Apesar disso, de certo ponto de vista pode ser contraditório a exigência do legislador, em determinar a validade de 5 anos de um documento que comprova que o autista, realmente está no espectro, sendo que se trata de uma falha nas conexões neurológias[3], de tal forma que o indivíduo autista, não deixará de ser autista.
Portanto, de certa forma, desnecessária a necessidade de passar por reavaliações a cada 5 anos para que seja possível manter a CIPTEA dentro da validade.
Diante do exposto, conclui-se que a Lei 12.764, em grande parte, apenas exerce o papel já configurado pela Constituição Federal, no que tange às garantias e Direitos fundamentais, que em verdade, deveriam ser presumidos a qualquer pessoa, independente de estereótipo, ou condição de saúde.
Todavia, torna-se realmente necessária a criação de uma Lei específica, que traga à tona essas garantias e direitos, aos autistas, em razão da imaturidade ainda persistente na sociedade brasileira.
Ainda assim, também se pontua diante da conclusão, igualmente a imaturidade brasileira, ao obrigar o autista a revalidar sua CIPTEA a cada 5 anos, se levado em consideração que o autista, sempre será autista.

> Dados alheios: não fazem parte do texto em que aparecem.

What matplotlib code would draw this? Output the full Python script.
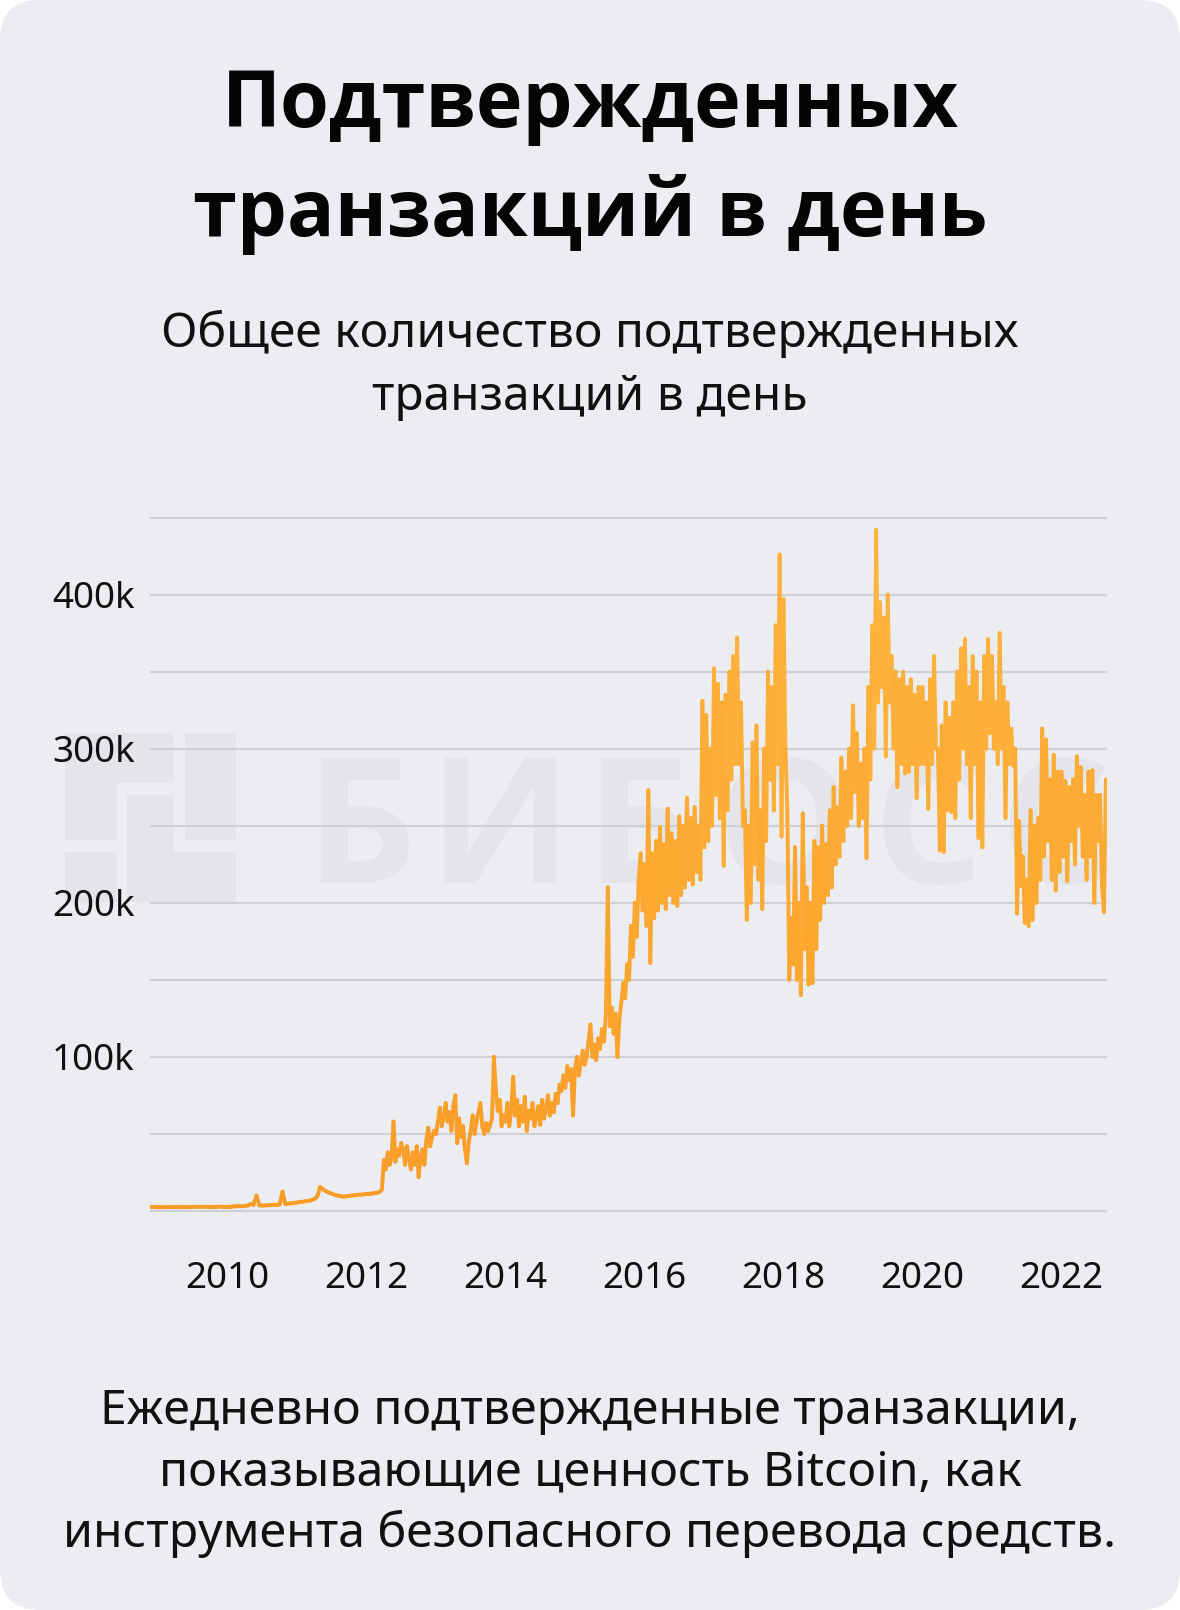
import numpy as np
import matplotlib.pyplot as plt
from matplotlib.collections import LineCollection
from matplotlib.colors import LinearSegmentedColormap
from matplotlib.patches import FancyBboxPatch, Rectangle
from matplotlib.ticker import FixedLocator, FuncFormatter

plt.rcParams['font.family'] = ['Noto Sans', 'DejaVu Sans']
BOLD_FAMILY = ['Open Sans', 'DejaVu Sans']

W, H = 1180, 1610

TITLE = ['Подтвержденных', 'транзакций в день']
SUBTITLE = ['Общее количество подтвержденных', 'транзакций в день']
FOOTER = ['Ежедневно подтвержденные транзакции,',
          'показывающие ценность Bitcoin, как',
          'инструмента безопасного перевода средств.']
WATERMARK = 'БИБОСС'

X_TICKS = [2010, 2012, 2014, 2016, 2018, 2020, 2022]
Y_GRID = [0, 50, 100, 150, 200, 250, 300, 350, 400, 450]
Y_LABELS = {100: '100k', 200: '200k', 300: '300k', 400: '400k'}

# confirmed transactions per day, thousands
first_x, first_v = 2008.9, 2.4
tx_2009 = [2.4, 2.5, 2.5, 2.6, 2.5, 2.6, 2.6, 2.7, 2.6, 2.7, 2.7, 2.8]
tx_2010 = [2.8, 2.8, 2.9, 3.0, 3.0, 3.1, 3.3, 3.5, 4.5, 4.0, 10.0, 3.6,
           3.5, 3.6, 3.7, 3.8, 3.9, 4.0, 4.1, 12.5, 4.5, 4.8, 5.0, 5.2]
tx_2011 = [5.5, 5.8, 6.0, 6.3, 6.5, 7.0, 7.8, 9.5, 15.5, 14.0, 12.8, 12.0,
           11.2, 10.5, 10.0, 9.6, 9.3, 9.5, 9.8, 10.0, 10.3, 10.5, 10.6, 10.8]
tx_2012 = [11, 11.2, 11, 11.4, 11.5, 11.8, 12, 12.5, 14, 33, 27, 38,
           30, 35, 58, 32, 40, 36, 44, 40, 30, 42, 34, 27,
           38, 30, 42, 22, 35, 40, 30, 46, 54, 42, 48, 52]
tx_2013 = [50, 58, 67, 55, 61, 70, 58, 64, 52, 68, 75, 44,
           60, 48, 55, 40, 31, 45, 52, 62, 50, 58, 64, 70,
           55, 50, 57, 52, 56, 60, 100, 78, 65, 72, 55, 62]
tx_2014 = [58, 70, 55, 66, 87, 62, 72, 55, 68, 58, 74, 52,
           65, 60, 70, 55, 62, 68, 56, 72, 60, 66, 75, 62,
           70, 64, 76, 70, 82, 78, 88, 80, 94, 85, 92, 62]
tx_2015 = [92, 100, 88, 96, 104, 95, 100, 110, 121, 100, 108, 98,
           112, 105, 118, 110, 128, 210, 120, 132, 115, 128, 100, 125,
           135, 148, 138, 160, 150, 185, 165, 200, 178, 215, 232, 195]
tx_2016 = [225, 185, 273, 161, 232, 190, 240, 195, 249, 200, 238, 196,
           261, 205, 245, 200, 240, 198, 256, 205, 250, 210, 268, 215,
           255, 212, 262, 220, 250, 215, 331, 236, 322, 240, 300, 250]
tx_2017 = [352, 270, 342, 255, 330, 224, 335, 260, 350, 280, 360, 290,
           372, 290, 330, 250, 260, 189, 250, 200, 304, 225, 315, 215,
           260, 196, 300, 240, 350, 280, 340, 260, 380, 290, 426, 243]
tx_2018 = [397, 300, 260, 150, 190, 160, 236, 150, 200, 140, 258, 170,
           210, 147, 200, 148, 240, 170, 236, 189, 250, 200, 238, 205,
           260, 210, 275, 225, 262, 230, 294, 240, 285, 250, 300, 255]
tx_2019 = [328, 272, 310, 250, 290, 255, 300, 229, 340, 280, 380, 300,
           442, 330, 395, 340, 385, 295, 400, 330, 360, 300, 350, 275,
           345, 290, 350, 284, 340, 285, 345, 290, 335, 268, 340, 290]
tx_2020 = [340, 290, 330, 261, 345, 290, 360, 300, 300, 234, 315, 233,
           330, 260, 320, 259, 330, 255, 350, 280, 365, 300, 371, 290,
           340, 255, 360, 290, 350, 242, 330, 236, 360, 300, 371, 310]
tx_2021 = [360, 300, 330, 290, 375, 300, 340, 255, 330, 290, 313, 289,
           300, 193, 253, 211, 230, 187, 215, 185, 260, 189, 250, 200,
           255, 215, 313, 230, 306, 240, 280, 215, 296, 208, 285, 220]
tx_2022 = [285, 230, 279, 214, 275, 240, 280, 225, 295, 250, 288, 230,
           270, 215, 285, 230, 286, 200, 270, 240, 270, 211, 194, 280]

SERIES = [(2009, 12, tx_2009), (2010, 24, tx_2010), (2011, 24, tx_2011),
          (2012, 36, tx_2012), (2013, 36, tx_2013), (2014, 36, tx_2014),
          (2015, 36, tx_2015), (2016, 36, tx_2016), (2017, 36, tx_2017),
          (2018, 36, tx_2018), (2019, 36, tx_2019), (2020, 36, tx_2020),
          (2021, 36, tx_2021), (2022, 36, tx_2022)]

xs, ys = [first_x], [first_v]
for year, per_year, vals in SERIES:
    for i, v in enumerate(vals):
        xs.append(year + i / per_year)
        ys.append(v)
xs = np.array(xs)
ys = np.array(ys, dtype=float)

fig = plt.figure(figsize=(W / 100, H / 100), dpi=100)
fig.patch.set_facecolor('white')

# background card in pixel coordinates
bg = fig.add_axes([0, 0, 1, 1], zorder=0)
bg.set_xlim(0, W)
bg.set_ylim(H, 0)
bg.axis('off')
bg.add_patch(FancyBboxPatch((0, 0), W, H, boxstyle='round,pad=0,rounding_size=40',
                            fc='#ECEDF1', ec='none'))

# faint watermark logo + text
wm = '#E4E5EA'
for x0, y0, x1, y1 in [(65, 733, 174, 783), (65, 733, 117, 840), (185, 733, 236, 840),
                       (127, 795, 174, 902), (127, 852, 236, 902), (65, 852, 117, 902)]:
    bg.add_patch(Rectangle((x0, y0), x1 - x0, y1 - y0, fc=wm, ec='none'))
for ch, cx in zip(WATERMARK, [361, 500, 641, 785, 928, 1055]):
    bg.text(cx, 883, ch, color=wm, fontsize=125, fontweight='bold', family=BOLD_FAMILY,
            ha='center', va='baseline')

# titles
for line, y in zip(TITLE, [127, 236]):
    bg.text(590, y, line, fontsize=57, fontweight='bold', family=BOLD_FAMILY,
            color='#050505', ha='center', va='baseline')
for line, y in zip(SUBTITLE, [346.7, 410]):
    bg.text(590, y, line, fontsize=34.5, color='#111111', ha='center', va='baseline')
for line, y in zip(FOOTER, [1423.5, 1485, 1546.7]):
    bg.text(590, y, line, fontsize=34.7, color='#111111', ha='center', va='baseline')

# chart
ax_bottom = 1215.6
ax_top = 512.9
ax = fig.add_axes([150 / W, (H - ax_bottom) / H, 957 / W, (ax_bottom - ax_top) / H], zorder=1)
ax.set_facecolor('none')
ax.set_xlim(2008.885, 2022.655)
ax.set_ylim(-3, 453)

ax.yaxis.set_major_locator(FixedLocator(Y_GRID))
ax.yaxis.set_major_formatter(FuncFormatter(lambda v, p: Y_LABELS.get(int(round(v)), '')))
ax.set_xticks(X_TICKS)
ax.set_xticklabels([str(t) for t in X_TICKS])
ax.grid(axis='y', color='#CFD0D4', linewidth=1.5)
ax.set_axisbelow(True)
for s in ax.spines.values():
    s.set_visible(False)
ax.tick_params(axis='y', length=0, pad=11, labelsize=26.5, labelcolor='#111111')
ax.tick_params(axis='x', length=0, pad=33, labelsize=26.5, labelcolor='#111111')

pts = np.column_stack([xs, ys]).reshape(-1, 1, 2)
segs = np.concatenate([pts[:-1], pts[1:]], axis=1)
cmap = LinearSegmentedColormap.from_list('btc', ['#F89C26', '#FCA932', '#FFBA44'])
lc = LineCollection(segs, cmap=cmap, linewidths=2.8, capstyle='round', joinstyle='round')
lc.set_array((ys[:-1] + ys[1:]) / 2)
lc.set_clim(0, 450)
ax.add_collection(lc)

fig.savefig('out.png', dpi=100, facecolor='white')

[1] https://www.saude.pr.gov.br/Pagina/Transtorno-do-Espectro-Autismo-TEA#:~:text=O%20transtorno%20do%20espectro%20autista,repert%C3%B3rio%20restrito%20de%20interesses%20e>
[2] Autismo: vivências e caminhos [livro eletrônico]/organizado por Vera Lúcia Prudência dos Santos Caminha …[et al]. -– São Paulo: Blucher, 2016. 3 Mb ; ePUB.